The Tampa Bay Skeptics offer $1,000 to anyone able to demonstrate any paranormal phenomenon under mutually agreed-upon observing conditions.
The North Texas Skeptics offer $12,000 to any person who can demonstrate any psychic or paranormal power or ability under scientifically valid observing conditions.
The offer of cash prizes as an incentive to so-called psychics to prove their claims is not new. In 1922, Scientific American offered two $2,500 awards, one for the first person who could produce an authentic spirit photograph under test conditions and the other for the first medium to produce an authentic "visible psychic manifestation" (Christopher 1975: 180). Houdini, the foremost magician of the period, was a member of the investigating committee. Nobody won the prizes. The first to announce she was ready to be tested was Elizabeth Allen Tomson, but after she was caught with twenty yards of gauze taped to her groin, flowers under her breasts, and a snake in her arm pit, she was never formally tested (Christopher 1975: 188). The honor of being the first medium tested by the Scientific American team went to George Valiantine. He didn't know that the chair he sat in during his séance in a completely darkened room had been wired to light up a signal in an adjoining room every time he left his seat. Oddly, phenomena such as a voice speaking from a trumpet that floated about the room happened only at the exact moments the signal lit up.
The Reverend Josie K. Stewart also failed to produce handwritten messages from the dead brought to her by her spirit guide Effie. The committee members marked their cards and she failed three times before declaring success at the fourth trial. But, since the messages she produced were not on the cards that had been supplied by the Scientific American committee, it was determined that she had tried to trick them! What a shock.

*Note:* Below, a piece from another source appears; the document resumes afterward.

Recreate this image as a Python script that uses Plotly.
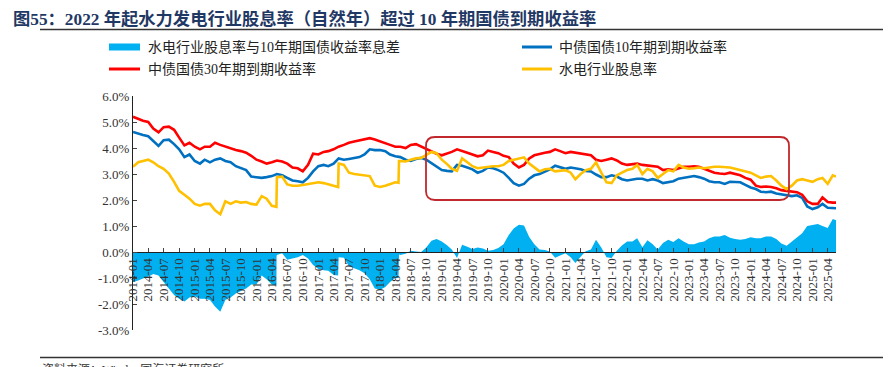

Another contestant, Nino Pecoraro, claimed to have Eusapia Palladino as his spirit guide. He was doing well fooling some of the committee members until Houdini showed up during a séance. Houdini took the sixty-foot long rope being used to tie up Pecoraro and cut it into many short pieces and tied up "the psychic's wrists, arms, legs, ankles, and torso." Houdini, the master escapologist, knew that "even a rank amateur could gain slack enough to release his hands and feet" when tied with a long rope (Christopher 1975: 191). The great Pecoraro couldn't perform that night.
The fifth applicant for the Scientific American prize was Mina Crandon, known in the occult world as "Margery." She didn't collect the prize, either. (For more on "Margery," see the entry on ectoplasm.)
In the 1930s, Hugo Gernsback offered a $6,000 prize for any astrologer who could accurately forecast three major events in one year. He never had to pay anyone a cent.*
One would think that after more than 150 years of scientific testing of psychics, there would be at least one who could demonstrate a single psychic ability under test conditions. Parapsychologist Dean Radin claims the evidence for psychic phenomena is so strong that only bias and prejudice keep skeptics from accepting the reality of ESP or PK. Why doesn't he claim the million dollar prize, then? According to Radin:
for the types of psi effects observed in the laboratory, even a million dollar prize wouldn't cover the costs of conducting the required experiment. Assuming we'd need to show odds against chance of say 100 million to 1 to win a million dollar prize, when you calculate how many repeated trials, selected participants, multiple experimenters, and skeptical observers are necessary to achieve this outcome, the combined costs turn out to be more than the prize. So, from a purely pragmatic perspective, the various prizes offered so far aren't sufficiently enticing. (Radin 2006: 291)
The fact is that most parapsychologists have given up trying to find a single person with a single paranormal ability. They study groups of people and collect gobs of data, hoping to find a statistic not likely due to chance, which they then declare to be evidence of psi because it is their hypothesis that if the statistic is not likely due to chance then it is reasonable to conclude that it is due to psi. In other words, they've gone from being duped by con artists to duping themselves.